As Sham Shui Po was one of the earliest developed districts in Hong Kong, it was once a commercial, industrial and transportation hub of the territory. As of 2003, Sham Shui Po is covered mainly by residential buildings, with public housing estates built on approximately 81 hectares of land. Factories and warehouses are still being concentrated mainly in Cheung Sha Wan.

Demographics and housing

Sham Shui Po was already a densely populated district in 1950s and 1960s. It is most heavily poverty-stricken, having the lowest median monthly domestic household income among the 18 districts. It has the highest percentage of elderly over 65 years. The percentage of new immigrants is also very high.

Private housing Mei Foo Sun Chuen in Sham Shui Po, which was built in 1968, was Hong Kong's first large-scale private housing estate, comprising 8 phases with a total of 99 blocks.

Urban renewal

In July 2003 the Hong Kong Housing Society (HKHS) announced that its first urban renewal project would be to improve the living environment at Po On Road/Wai Wai Road in Sham Shui Po. Covering an area of 2,436 square metres and affecting approximately 500 households, this project will provide 330 residential flats, and some retail units. Government, institutional and community facilities will also be erected for the community. This development will require the HKHS to acquire about 157 properties, costing an estimated HK$240 million. The total development cost of the project is about HK$720 million.


Partly because of the large presence of the low-income group in Sham Shui Po, the area has bred many pro-grassroots politicians. The current chairman of the Sham Shui Po District Council, Mr Tam Kwok-kiu, is a veteran local politician fighting for the interests of public housing tenants for many years.

Sham Shui Po is the stronghold of Tam's political party, the Hong Kong Association for Democracy and People's Livelihood. Of the 26 District Councillors in Sham Shui Po, nine belong to his group, including party chief Frederick Fung Kin-kee. Fung was returned to the Legislative Council of Hong Kong in 2000 by direct election in the geographical constituency of Kowloon West, in which Sham Shui Po is the biggest area.

However, Hong Kong's largest pro-government and pro-Beijing party, the Democratic Alliance for Betterment of Hong Kong (DAB), has gained a foothold in Sham Shui Po too. In 2000, Tsang Yok-sing, the then chairman of DAB and member of the Executive Council, Hong Kong SAR chief executive Tung Chee-hwa's inner cabinet, won a seat in the Legislative Council representing the Kowloon West constituency, which includes Sham Shui Po.
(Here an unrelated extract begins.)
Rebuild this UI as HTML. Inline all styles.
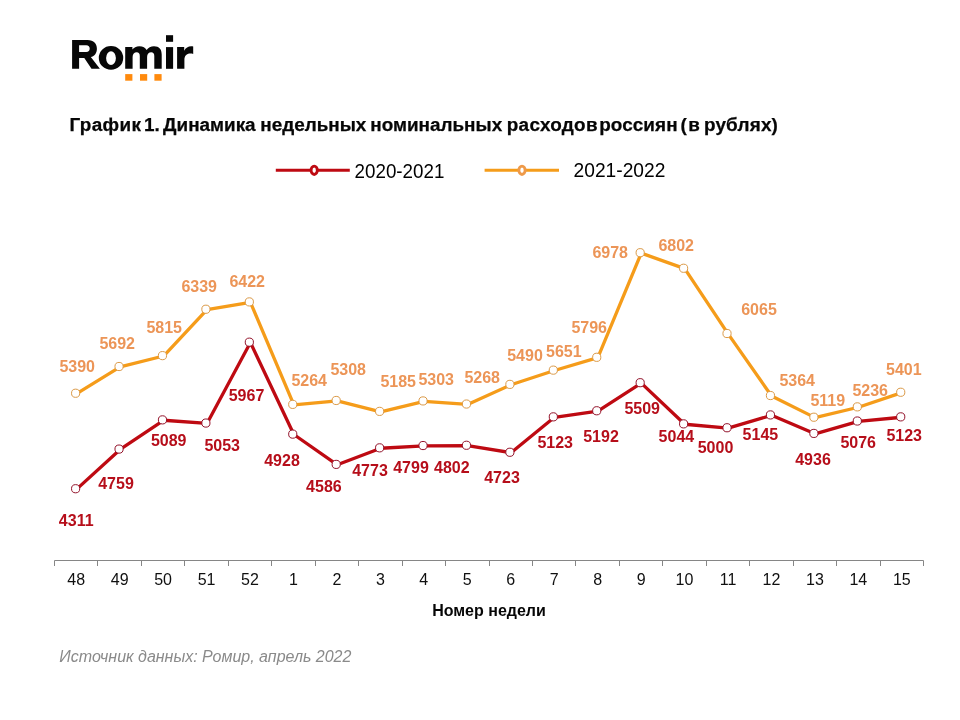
<!DOCTYPE html>
<html lang="ru">
<head>
<meta charset="utf-8">
<title>Romir</title>
<style>
html,body{margin:0;padding:0;background:#fff;}
body{width:960px;height:720px;overflow:hidden;font-family:"Liberation Sans",sans-serif;}
svg{display:block;will-change:transform;}
text{font-family:"Liberation Sans",sans-serif;}
.b{font-weight:bold;}
.dl{font-weight:bold;font-size:16px;text-anchor:middle;}
.tk{font-size:16px;text-anchor:middle;fill:#101010;}
</style>
</head>
<body>
<svg width="960" height="720" viewBox="0 0 960 720">
<rect x="0" y="0" width="960" height="720" fill="#ffffff"/>
<g fill="#070707">
<path fill-rule="evenodd" d="M72.1,68.8 V40 H87.5 C93.8,40 96.9,43.6 96.9,48.7 C96.9,53 94.6,56 90.8,57.1 L99.9,68.8 H91.5 L84.3,57.9 H79.1 V68.8 Z M79.1,45.2 H86.2 C88.6,45.2 89.7,46.6 89.7,48.6 C89.7,50.7 88.6,52.1 86.2,52.1 H79.1 Z"/>
<path fill-rule="evenodd" d="M98.8,57.9 a12.2,11.85 0 1 0 24.4,0 a12.2,11.85 0 1 0 -24.4,0 Z M106.1,58.1 a4.9,6.9 0 1 0 9.8,0 a4.9,6.9 0 1 0 -9.8,0 Z"/>
<path d="M125.2,68.8 V46.9 H132.4 V49.6 C133.8,47.5 136.3,46.2 139.3,46.2 C143,46.2 145.4,47.6 146.6,50 C148.2,47.6 150.8,46.2 154,46.2 C159.2,46.2 161.7,49.2 161.7,54.6 V68.8 H154.3 V56 C154.3,53.4 153.2,52.3 151.2,52.3 C148.8,52.3 147.1,54 147.1,57 V68.8 H139.8 V56 C139.8,53.4 138.7,52.3 136.7,52.3 C134.3,52.3 132.6,54 132.6,57 V68.8 Z"/>
<rect x="166" y="47.1" width="7.1" height="21.7"/>
<rect x="166" y="35.2" width="7.1" height="6.6"/>
<path d="M177.1,68.8 V46.9 H184.2 V50.8 C185.6,47.8 188.2,46.3 191.2,46.3 C192,46.3 192.7,46.4 193.2,46.5 V53.9 C192.4,53.7 191.4,53.5 190.3,53.5 C186.6,53.5 184.4,55.8 184.4,60 V68.8 Z"/>
</g>
<rect x="125.2" y="74.1" width="7.2" height="6.6" fill="#FF8A0D"/>
<rect x="140" y="74.1" width="7.2" height="6.6" fill="#FF8A0D"/>
<rect x="154.4" y="74.1" width="7.2" height="6.6" fill="#FF8A0D"/>
<text x="69.5" y="130.7" class="b" font-size="18.9" fill="#060606" stroke="#060606" stroke-width="0.25" letter-spacing="0.36">График</text>
<text x="144.1" y="130.7" class="b" font-size="18.9" fill="#060606" stroke="#060606" stroke-width="0.25" letter-spacing="0">1.</text>
<text x="163.1" y="130.7" class="b" font-size="18.9" fill="#060606" stroke="#060606" stroke-width="0.25" letter-spacing="0">Динамика</text>
<text x="260.3" y="130.7" class="b" font-size="18.9" fill="#060606" stroke="#060606" stroke-width="0.25" letter-spacing="0">недельных</text>
<text x="370.3" y="130.7" class="b" font-size="18.9" fill="#060606" stroke="#060606" stroke-width="0.25" letter-spacing="0">номинальных</text>
<text x="506.8" y="130.7" class="b" font-size="18.9" fill="#060606" stroke="#060606" stroke-width="0.25" letter-spacing="0.28">расходов</text>
<text x="599.2" y="130.7" class="b" font-size="18.9" fill="#060606" stroke="#060606" stroke-width="0.25" letter-spacing="0.08">россиян</text>
<text x="680.5" y="130.7" class="b" font-size="18.9" fill="#060606" stroke="#060606" stroke-width="0.25" letter-spacing="0">(</text>
<text x="688.3" y="130.7" class="b" font-size="18.9" fill="#060606" stroke="#060606" stroke-width="0.25" letter-spacing="0">в</text>
<text x="703.9" y="130.7" class="b" font-size="18.9" fill="#060606" stroke="#060606" stroke-width="0.25" letter-spacing="0.2">рублях)</text>
<line x1="275.8" y1="170.3" x2="349.8" y2="170.3" stroke="#BE0A12" stroke-width="3"/>
<ellipse cx="314.2" cy="170.3" rx="3.15" ry="4.15" fill="#fff" stroke="#BE0A12" stroke-width="2.9"/>
<text x="354.6" y="177.9" font-size="19.8" fill="#000" textLength="89.8" lengthAdjust="spacingAndGlyphs">2020-2021</text>
<line x1="484.6" y1="170.3" x2="559" y2="170.3" stroke="#F59C1A" stroke-width="3"/>
<ellipse cx="522" cy="170.3" rx="3.15" ry="4.15" fill="#fff" stroke="#EE9A4A" stroke-width="2.9"/>
<text x="573.6" y="177" font-size="19.6" fill="#000" textLength="91.8" lengthAdjust="spacingAndGlyphs">2021-2022</text>
<path d="M54.5 560.5H923.5" stroke="#868686" stroke-width="1" fill="none"/>
<path d="M54.50 560.5V566.0M97.50 560.5V566.0M141.50 560.5V566.0M184.50 560.5V566.0M228.50 560.5V566.0M271.50 560.5V566.0M315.50 560.5V566.0M358.50 560.5V566.0M402.50 560.5V566.0M445.50 560.5V566.0M489.50 560.5V566.0M532.50 560.5V566.0M575.50 560.5V566.0M619.50 560.5V566.0M662.50 560.5V566.0M706.50 560.5V566.0M749.50 560.5V566.0M793.50 560.5V566.0M836.50 560.5V566.0M880.50 560.5V566.0M923.50 560.5V566.0" stroke="#868686" stroke-width="1" fill="none"/>
<text x="76.2" y="584.7" class="tk">48</text>
<text x="119.7" y="584.7" class="tk">49</text>
<text x="163.1" y="584.7" class="tk">50</text>
<text x="206.6" y="584.7" class="tk">51</text>
<text x="250.0" y="584.7" class="tk">52</text>
<text x="293.5" y="584.7" class="tk">1</text>
<text x="336.9" y="584.7" class="tk">2</text>
<text x="380.4" y="584.7" class="tk">3</text>
<text x="423.8" y="584.7" class="tk">4</text>
<text x="467.3" y="584.7" class="tk">5</text>
<text x="510.7" y="584.7" class="tk">6</text>
<text x="554.2" y="584.7" class="tk">7</text>
<text x="597.6" y="584.7" class="tk">8</text>
<text x="641.1" y="584.7" class="tk">9</text>
<text x="684.5" y="584.7" class="tk">10</text>
<text x="728.0" y="584.7" class="tk">11</text>
<text x="771.4" y="584.7" class="tk">12</text>
<text x="814.9" y="584.7" class="tk">13</text>
<text x="858.3" y="584.7" class="tk">14</text>
<text x="901.8" y="584.7" class="tk">15</text>
<text x="489" y="615.7" class="b" font-size="16" fill="#060606" text-anchor="middle">Номер недели</text>
<text x="59.3" y="662.3" font-size="16" font-style="italic" fill="#8a8a8a">Источник данных: Ромир, апрель 2022</text>
<polyline points="76.72,393.63 120.15,366.91 163.57,356.02 207.00,309.65 250.43,302.30 293.86,404.79 337.28,400.89 380.71,411.78 424.14,401.33 467.56,404.43 510.99,384.78 554.42,370.54 597.84,357.70 641.27,253.10 684.70,268.67 728.12,333.90 771.55,395.94 814.98,417.62 858.41,407.26 901.83,392.66" fill="none" stroke="#F59C1A" stroke-width="3.3" stroke-linejoin="round" stroke-linecap="round"/>
<circle cx="75.62" cy="393.24" r="4.1" fill="#fff" stroke="#DB9A48" stroke-width="1"/>
<circle cx="119.05" cy="366.51" r="4.1" fill="#fff" stroke="#DB9A48" stroke-width="1"/>
<circle cx="162.47" cy="355.62" r="4.1" fill="#fff" stroke="#DB9A48" stroke-width="1"/>
<circle cx="205.90" cy="309.25" r="4.1" fill="#fff" stroke="#DB9A48" stroke-width="1"/>
<circle cx="249.33" cy="301.90" r="4.1" fill="#fff" stroke="#DB9A48" stroke-width="1"/>
<circle cx="292.75" cy="404.39" r="4.1" fill="#fff" stroke="#DB9A48" stroke-width="1"/>
<circle cx="336.18" cy="400.49" r="4.1" fill="#fff" stroke="#DB9A48" stroke-width="1"/>
<circle cx="379.61" cy="411.38" r="4.1" fill="#fff" stroke="#DB9A48" stroke-width="1"/>
<circle cx="423.04" cy="400.93" r="4.1" fill="#fff" stroke="#DB9A48" stroke-width="1"/>
<circle cx="466.46" cy="404.03" r="4.1" fill="#fff" stroke="#DB9A48" stroke-width="1"/>
<circle cx="509.89" cy="384.38" r="4.1" fill="#fff" stroke="#DB9A48" stroke-width="1"/>
<circle cx="553.32" cy="370.14" r="4.1" fill="#fff" stroke="#DB9A48" stroke-width="1"/>
<circle cx="596.74" cy="357.30" r="4.1" fill="#fff" stroke="#DB9A48" stroke-width="1"/>
<circle cx="640.17" cy="252.70" r="4.1" fill="#fff" stroke="#DB9A48" stroke-width="1"/>
<circle cx="683.60" cy="268.27" r="4.1" fill="#fff" stroke="#DB9A48" stroke-width="1"/>
<circle cx="727.02" cy="333.50" r="4.1" fill="#fff" stroke="#DB9A48" stroke-width="1"/>
<circle cx="770.45" cy="395.54" r="4.1" fill="#fff" stroke="#DB9A48" stroke-width="1"/>
<circle cx="813.88" cy="417.22" r="4.1" fill="#fff" stroke="#DB9A48" stroke-width="1"/>
<circle cx="857.31" cy="406.86" r="4.1" fill="#fff" stroke="#DB9A48" stroke-width="1"/>
<circle cx="900.73" cy="392.26" r="4.1" fill="#fff" stroke="#DB9A48" stroke-width="1"/>
<polyline points="76.72,489.13 120.15,449.48 163.57,420.27 207.00,423.46 250.43,342.57 293.86,434.52 337.28,464.79 380.71,448.24 424.14,445.94 467.56,445.67 510.99,452.66 554.42,417.26 597.84,411.16 641.27,383.10 684.70,424.26 728.12,428.15 771.55,415.32 814.98,433.81 858.41,421.42 901.83,417.26" fill="none" stroke="#BE0A12" stroke-width="3.3" stroke-linejoin="round" stroke-linecap="round"/>
<circle cx="75.62" cy="488.73" r="4.1" fill="#fff" stroke="#93122A" stroke-width="1"/>
<circle cx="119.05" cy="449.08" r="4.1" fill="#fff" stroke="#93122A" stroke-width="1"/>
<circle cx="162.47" cy="419.87" r="4.1" fill="#fff" stroke="#93122A" stroke-width="1"/>
<circle cx="205.90" cy="423.06" r="4.1" fill="#fff" stroke="#93122A" stroke-width="1"/>
<circle cx="249.33" cy="342.17" r="4.1" fill="#fff" stroke="#93122A" stroke-width="1"/>
<circle cx="292.75" cy="434.12" r="4.1" fill="#fff" stroke="#93122A" stroke-width="1"/>
<circle cx="336.18" cy="464.39" r="4.1" fill="#fff" stroke="#93122A" stroke-width="1"/>
<circle cx="379.61" cy="447.84" r="4.1" fill="#fff" stroke="#93122A" stroke-width="1"/>
<circle cx="423.04" cy="445.54" r="4.1" fill="#fff" stroke="#93122A" stroke-width="1"/>
<circle cx="466.46" cy="445.27" r="4.1" fill="#fff" stroke="#93122A" stroke-width="1"/>
<circle cx="509.89" cy="452.26" r="4.1" fill="#fff" stroke="#93122A" stroke-width="1"/>
<circle cx="553.32" cy="416.86" r="4.1" fill="#fff" stroke="#93122A" stroke-width="1"/>
<circle cx="596.74" cy="410.76" r="4.1" fill="#fff" stroke="#93122A" stroke-width="1"/>
<circle cx="640.17" cy="382.70" r="4.1" fill="#fff" stroke="#93122A" stroke-width="1"/>
<circle cx="683.60" cy="423.86" r="4.1" fill="#fff" stroke="#93122A" stroke-width="1"/>
<circle cx="727.02" cy="427.75" r="4.1" fill="#fff" stroke="#93122A" stroke-width="1"/>
<circle cx="770.45" cy="414.92" r="4.1" fill="#fff" stroke="#93122A" stroke-width="1"/>
<circle cx="813.88" cy="433.41" r="4.1" fill="#fff" stroke="#93122A" stroke-width="1"/>
<circle cx="857.31" cy="421.02" r="4.1" fill="#fff" stroke="#93122A" stroke-width="1"/>
<circle cx="900.73" cy="416.86" r="4.1" fill="#fff" stroke="#93122A" stroke-width="1"/>
<text x="77.2" y="371.9" class="dl" fill="#EC9557">5390</text>
<text x="117.2" y="348.8" class="dl" fill="#EC9557">5692</text>
<text x="164.2" y="332.8" class="dl" fill="#EC9557">5815</text>
<text x="199.2" y="291.8" class="dl" fill="#EC9557">6339</text>
<text x="247.2" y="286.5" class="dl" fill="#EC9557">6422</text>
<text x="309.2" y="385.8" class="dl" fill="#EC9557">5264</text>
<text x="348.2" y="375.2" class="dl" fill="#EC9557">5308</text>
<text x="398.2" y="386.5" class="dl" fill="#EC9557">5185</text>
<text x="436.2" y="384.5" class="dl" fill="#EC9557">5303</text>
<text x="482.2" y="382.5" class="dl" fill="#EC9557">5268</text>
<text x="525" y="361.2" class="dl" fill="#EC9557">5490</text>
<text x="563.8" y="356.5" class="dl" fill="#EC9557">5651</text>
<text x="589.2" y="332.5" class="dl" fill="#EC9557">5796</text>
<text x="610.2" y="257.8" class="dl" fill="#EC9557">6978</text>
<text x="676.2" y="250.8" class="dl" fill="#EC9557">6802</text>
<text x="759" y="314.8" class="dl" fill="#EC9557">6065</text>
<text x="797.2" y="385.8" class="dl" fill="#EC9557">5364</text>
<text x="827.8" y="405.9" class="dl" fill="#EC9557">5119</text>
<text x="870.2" y="396.0" class="dl" fill="#EC9557">5236</text>
<text x="903.8" y="374.8" class="dl" fill="#EC9557">5401</text>
<text x="76.2" y="525.8" class="dl" fill="#B60E1A">4311</text>
<text x="116" y="488.5" class="dl" fill="#B60E1A">4759</text>
<text x="168.7" y="445.5" class="dl" fill="#B60E1A">5089</text>
<text x="222.2" y="450.8" class="dl" fill="#B60E1A">5053</text>
<text x="246.5" y="400.8" class="dl" fill="#B60E1A">5967</text>
<text x="282" y="465.8" class="dl" fill="#B60E1A">4928</text>
<text x="323.9" y="491.5" class="dl" fill="#B60E1A">4586</text>
<text x="370" y="475.5" class="dl" fill="#B60E1A">4773</text>
<text x="411" y="472.8" class="dl" fill="#B60E1A">4799</text>
<text x="451.8" y="472.8" class="dl" fill="#B60E1A">4802</text>
<text x="502" y="483.2" class="dl" fill="#B60E1A">4723</text>
<text x="555.2" y="448.2" class="dl" fill="#B60E1A">5123</text>
<text x="601" y="442.2" class="dl" fill="#B60E1A">5192</text>
<text x="642.2" y="414.2" class="dl" fill="#B60E1A">5509</text>
<text x="676.4" y="441.5" class="dl" fill="#B60E1A">5044</text>
<text x="715.5" y="453.2" class="dl" fill="#B60E1A">5000</text>
<text x="760.4" y="440.2" class="dl" fill="#B60E1A">5145</text>
<text x="813" y="464.5" class="dl" fill="#B60E1A">4936</text>
<text x="858.2" y="448.4" class="dl" fill="#B60E1A">5076</text>
<text x="904.2" y="440.6" class="dl" fill="#B60E1A">5123</text>
</svg>
</body>
</html>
DAB members Chan Wai Ming, representative of So Uk, Fu Shu-wan, a representative of Lei Cheng Uk, and Cheung Man-to, a representative of Nam Cheong Central are District Councillors in Sham Shui Po.

The Democrats have been less successful at canvassing grass-roots support. Pro-Beijing politicans have won favour in Sham Shui Po by organizing such things as free banquets and tours to southern China.

Scenic spots


The street market in Sham Shui Po is a hotspot for both locals and tourists. For those who are looking for pirated software, the Golden Shopping Centre (黃金商場/高登電腦廣場) is a must-visit place. Besides software, they also have extensive computer products from accessories like CD-R, to main component like mainborad, RAM and CPU. For those who are looking for electronic stuffs and accessories, the Ap Liu Street market (鴨寮街) is a must-visit place. This open street market provides a wide variety of products on a reasonable price, also, you can sell and buy second hand goods here. Hong Kong government promote Ap Liu Street as Japan's Akihabara (秋葉原), which currently resembles a big, neon-lit electrical goods store.
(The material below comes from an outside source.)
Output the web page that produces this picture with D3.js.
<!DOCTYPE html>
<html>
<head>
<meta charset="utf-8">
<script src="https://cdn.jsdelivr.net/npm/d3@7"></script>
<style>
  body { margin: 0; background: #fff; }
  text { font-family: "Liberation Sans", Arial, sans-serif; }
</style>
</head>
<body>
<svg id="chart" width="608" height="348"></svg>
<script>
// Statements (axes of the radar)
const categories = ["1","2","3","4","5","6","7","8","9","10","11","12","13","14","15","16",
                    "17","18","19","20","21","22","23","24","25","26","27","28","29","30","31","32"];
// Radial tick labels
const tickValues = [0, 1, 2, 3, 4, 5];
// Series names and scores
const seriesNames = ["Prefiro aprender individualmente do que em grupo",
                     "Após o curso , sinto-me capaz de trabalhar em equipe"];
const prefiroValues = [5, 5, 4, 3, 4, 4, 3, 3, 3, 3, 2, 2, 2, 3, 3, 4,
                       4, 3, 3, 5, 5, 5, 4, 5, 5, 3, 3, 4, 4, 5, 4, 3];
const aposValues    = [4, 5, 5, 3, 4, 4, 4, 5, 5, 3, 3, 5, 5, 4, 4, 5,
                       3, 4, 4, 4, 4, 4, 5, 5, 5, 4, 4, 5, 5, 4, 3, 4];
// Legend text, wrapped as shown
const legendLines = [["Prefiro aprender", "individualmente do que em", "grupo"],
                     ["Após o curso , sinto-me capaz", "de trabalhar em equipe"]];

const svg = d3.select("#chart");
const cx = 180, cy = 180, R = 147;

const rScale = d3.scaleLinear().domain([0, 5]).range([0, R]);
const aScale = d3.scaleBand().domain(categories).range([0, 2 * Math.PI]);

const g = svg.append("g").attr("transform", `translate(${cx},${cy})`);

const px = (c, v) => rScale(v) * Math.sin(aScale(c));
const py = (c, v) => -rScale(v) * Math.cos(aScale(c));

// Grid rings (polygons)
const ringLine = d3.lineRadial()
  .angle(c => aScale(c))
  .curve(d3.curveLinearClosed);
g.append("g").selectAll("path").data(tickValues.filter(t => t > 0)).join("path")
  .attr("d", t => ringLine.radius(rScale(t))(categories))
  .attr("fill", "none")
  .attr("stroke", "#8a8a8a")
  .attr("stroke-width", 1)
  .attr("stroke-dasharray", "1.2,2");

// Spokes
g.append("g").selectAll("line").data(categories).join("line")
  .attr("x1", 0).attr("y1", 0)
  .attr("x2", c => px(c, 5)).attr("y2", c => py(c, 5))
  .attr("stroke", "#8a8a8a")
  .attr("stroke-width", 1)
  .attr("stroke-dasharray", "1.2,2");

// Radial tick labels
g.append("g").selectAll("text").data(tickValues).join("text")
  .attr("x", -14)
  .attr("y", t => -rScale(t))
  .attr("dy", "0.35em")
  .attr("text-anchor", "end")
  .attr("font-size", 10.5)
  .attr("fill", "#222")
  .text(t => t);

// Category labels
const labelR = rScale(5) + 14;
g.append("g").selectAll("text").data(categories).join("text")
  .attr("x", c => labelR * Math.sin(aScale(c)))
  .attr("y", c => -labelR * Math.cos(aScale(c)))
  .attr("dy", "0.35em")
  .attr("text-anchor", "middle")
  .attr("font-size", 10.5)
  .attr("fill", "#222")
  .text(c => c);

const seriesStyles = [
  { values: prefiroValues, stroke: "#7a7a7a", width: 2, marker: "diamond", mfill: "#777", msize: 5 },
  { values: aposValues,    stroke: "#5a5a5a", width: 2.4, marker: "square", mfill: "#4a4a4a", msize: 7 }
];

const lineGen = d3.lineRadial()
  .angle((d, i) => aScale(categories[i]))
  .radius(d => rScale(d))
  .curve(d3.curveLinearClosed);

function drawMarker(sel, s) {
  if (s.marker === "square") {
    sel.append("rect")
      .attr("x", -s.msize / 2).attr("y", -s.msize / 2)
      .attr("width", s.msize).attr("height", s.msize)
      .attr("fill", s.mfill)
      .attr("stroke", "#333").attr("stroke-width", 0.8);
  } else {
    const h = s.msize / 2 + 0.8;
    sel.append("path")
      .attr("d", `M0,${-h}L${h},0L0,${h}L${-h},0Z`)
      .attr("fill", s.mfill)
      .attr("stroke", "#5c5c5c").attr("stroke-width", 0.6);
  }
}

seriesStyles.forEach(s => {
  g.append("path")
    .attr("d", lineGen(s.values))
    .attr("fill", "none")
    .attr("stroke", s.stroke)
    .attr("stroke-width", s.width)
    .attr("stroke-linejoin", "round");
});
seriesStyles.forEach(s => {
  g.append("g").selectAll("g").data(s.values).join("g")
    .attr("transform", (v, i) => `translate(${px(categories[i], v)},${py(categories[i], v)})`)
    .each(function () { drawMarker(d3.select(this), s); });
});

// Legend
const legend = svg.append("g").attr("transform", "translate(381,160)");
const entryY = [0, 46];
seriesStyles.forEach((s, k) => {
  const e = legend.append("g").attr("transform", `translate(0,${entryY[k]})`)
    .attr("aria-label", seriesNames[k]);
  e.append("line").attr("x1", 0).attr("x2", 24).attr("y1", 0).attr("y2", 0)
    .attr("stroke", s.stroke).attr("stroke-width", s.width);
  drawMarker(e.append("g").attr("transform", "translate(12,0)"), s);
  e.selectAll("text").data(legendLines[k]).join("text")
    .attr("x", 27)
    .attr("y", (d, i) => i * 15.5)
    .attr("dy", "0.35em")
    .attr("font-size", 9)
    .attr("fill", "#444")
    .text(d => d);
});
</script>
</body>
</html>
A Hong Kong computer fair, held outdoors in the streets of Sham Shui Po every year, attract many visitors.

The market in Ki Lung Street is also famous for its fresh food and cheap prices. The Hong Kong government rebuilt the market in the early 1990s to a modern air-conditioned market.


At night, large number of prostitutes centre on Fook Wah Street and Un Chau Street, causing the problems of prostitutes accosting on the street. Black-market labourers from mainland China gather at Ki Lung Street, working illegally for hard labour.

Areas include


The area is served by the Tsuen Wan Line of the MTR metro system. In the future, it will be served by the West Rail extension of the KCR railway system.